III. QUESTIONS EN LITIGE
A) Les conditions requises pour l’octroi d’une demande en jugement déclaratoire sont-elles remplies?
B) Y a-t-il d’autres recours utiles possibles?
IV. DISCUSSION
A) Les conditions requises pour l’octroi d’une demande en jugement déclaratoire sont-elles remplies?
[20] La demande en jugement déclaratoire n’est pas une procédure fourre-tout que l’on peut utiliser à toutes les sauces. Elle doit répondre à certains critères précis. De plus, comme il s’agit d’un recours de nature discrétionnaire, le tribunal peut la rejeter même si les conditions d’exercices sont remplies s’il est d’avis que le remède recherché est inutile.

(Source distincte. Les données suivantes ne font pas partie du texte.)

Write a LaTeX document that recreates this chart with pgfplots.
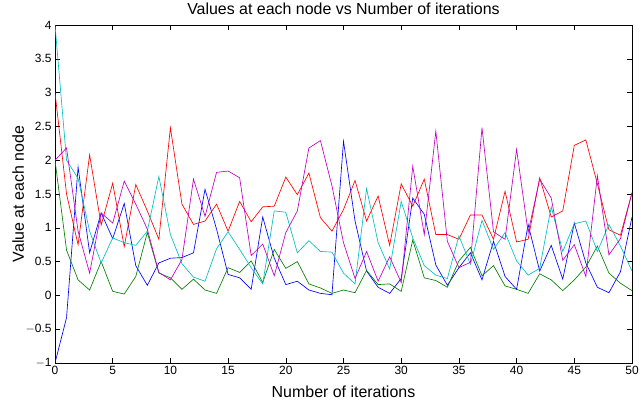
\documentclass[border=0pt]{standalone}
\usepackage{pgfplots}
\pgfplotsset{compat=1.18}
\usepackage{pgfplotstable}
\usepackage{fontspec}
\setmainfont{Liberation Sans}
\definecolor{mblue}{rgb}{0,0,1}
\definecolor{mgreen}{rgb}{0,0.5,0}
\definecolor{mred}{rgb}{1,0,0}
\definecolor{mcyan}{rgb}{0,0.75,0.75}
\definecolor{mmag}{rgb}{0.75,0,0.75}
\pgfplotstableread{
x  b     g     r     c     m
0  -1.00 2.00  3.00  4.00  2.00
1  -0.33 0.67  1.50  2.00  2.18
2  1.90  0.23  0.75  1.73  0.95
3  0.63  0.08  2.08  0.95  0.33
4  1.22  0.50  1.04  0.48  1.22
5  0.84  0.06  1.66  0.85  1.07
6  1.36  0.02  0.72  0.78  1.69
7  0.44  0.28  1.64  0.74  1.35
8  0.15  0.93  1.25  0.95  0.98
9  0.48  0.33  0.83  1.76  0.34
10 0.55  0.26  2.48  0.90  0.23
11 0.56  0.09  1.35  0.47  0.53
12 0.63  0.24  1.05  0.27  1.72
13 1.57  0.08  1.10  0.21  1.17
14 0.98  0.03  1.35  0.69  1.82
15 0.31  0.41  0.95  0.94  1.84
16 0.26  0.34  1.39  0.68  1.74
17 0.09  0.51  1.09  0.41  0.59
18 1.16  0.19  1.31  0.17  0.76
19 0.55  0.68  1.32  1.25  0.29
20 0.16  0.40  1.75  1.23  0.93
21 0.21  0.50  1.49  0.63  1.25
22 0.08  0.17  1.81  0.81  2.18
23 0.03  0.11  1.15  0.65  2.29
24 0.01  0.03  0.95  0.64  1.62
25 2.28  0.08  1.27  0.33  0.78
26 1.10  0.04  1.70  0.17  0.25
27 0.36  0.37  1.10  1.58  0.65
28 0.12  0.16  1.47  0.78  0.21
29 0.03  0.17  0.74  0.39  0.57
30 0.25  0.06  1.65  1.39  0.19
31 1.44  0.82  1.32  0.85  1.91
32 1.20  0.26  1.72  0.44  0.90
33 0.45  0.22  0.90  0.30  2.43
34 0.15  0.12  0.90  0.25  0.80
35 0.41  0.51  0.83  0.88  0.41
36 0.63  0.71  1.19  0.46  0.49
37 0.23  0.29  1.19  1.11  2.48
38 0.80  0.44  0.83  0.68  0.94
39 0.28  0.14  1.54  0.93  0.83
40 0.09  0.09  0.79  0.51  2.16
41 1.05  0.03  0.83  0.30  0.93
42 0.36  0.32  1.74  0.40  1.72
43 0.74  0.23  1.16  1.31  1.44
44 0.24  0.07  1.25  0.65  0.52
45 1.07  0.23  2.22  1.06  0.75
46 0.48  0.42  2.30  1.10  0.28
47 0.12  0.73  1.65  0.65  1.77
48 0.04  0.33  0.97  1.05  0.60
49 0.35  0.18  0.89  0.73  0.84
50 1.16  0.07  1.52  0.36  1.52
}\datatable
\begin{document}
\begin{tikzpicture}[x=1bp,y=1bp]
\useasboundingbox (-55bp,-42bp) rectangle (587bp,363bp);
\begin{axis}[
  at={(0,0)}, anchor=south west,
  scale only axis,
  width=577bp, height=338bp,
  xmin=0, xmax=50, ymin=-1, ymax=4,
  xtick={0,5,...,50},
  ytick={-1,-0.5,0,0.5,1,1.5,2,2.5,3,3.5,4},
  yticklabels={$-$1,$-$0.5,0,0.5,1,1.5,2,2.5,3,3.5,4},
  tick align=inside,
  major tick length=5bp,
  tick style={black, line width=0.5pt},
  axis line style={black, line width=0.5pt},
  /pgf/number format/assume math mode=true,
  ticklabel style={font=\fontsize{12}{14}\selectfont},
  title={Values at each node vs Number of iterations},
  title style={font=\fontsize{16}{18}\selectfont, at={(axis description cs:0.5,1)}, anchor=base, yshift=4.5bp},
  xlabel={Number of iterations},
  xlabel style={font=\fontsize{16}{18}\selectfont, at={(axis description cs:0.5,0)}, anchor=base, yshift=-34bp},
  ylabel={Value at each node},
  ylabel style={font=\fontsize{16}{18}\selectfont, at={(axis description cs:-0.064,0.5)}, anchor=center},
  every axis plot/.append style={line width=0.65pt, mark=none},
  clip=true,
]
\addplot[mblue] table[x=x,y=b] {\datatable};
\addplot[mgreen] table[x=x,y=g] {\datatable};
\addplot[mred] table[x=x,y=r] {\datatable};
\addplot[mcyan] table[x=x,y=c] {\datatable};
\addplot[mmag] table[x=x,y=m] {\datatable};
\end{axis}
\end{tikzpicture}
\end{document}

[21] L’article 453 de l’ancien Code de procédure civile[8] énonçait :
453. Celui qui a intérêt à faire déterminer, pour la solution d’une difficulté réelle, soit son état, soit quelque droit, pouvoir ou obligation pouvant lui résulter d’un contrat, d’un testament ou de tout autre écrit instrumentaire, d’une loi, d’un arrêté en conseil, d’un règlement ou d’une résolution d’une municipalité, peut, par requête introductive d’instance, demander un jugement déclaratoire à cet effet.
[22] Cette disposition a été remplacée par l’article 142 du Code de procédure civile (C.p.c.)[9] qui édicte :
142. La demande en justice peut avoir pour objet d’obtenir, même en l’absence de litige, un jugement déclaratoire déterminant, pour solutionner une difficulté réelle, l’état du demandeur ou un droit, un pouvoir ou une obligation lui résultant d’un acte juridique.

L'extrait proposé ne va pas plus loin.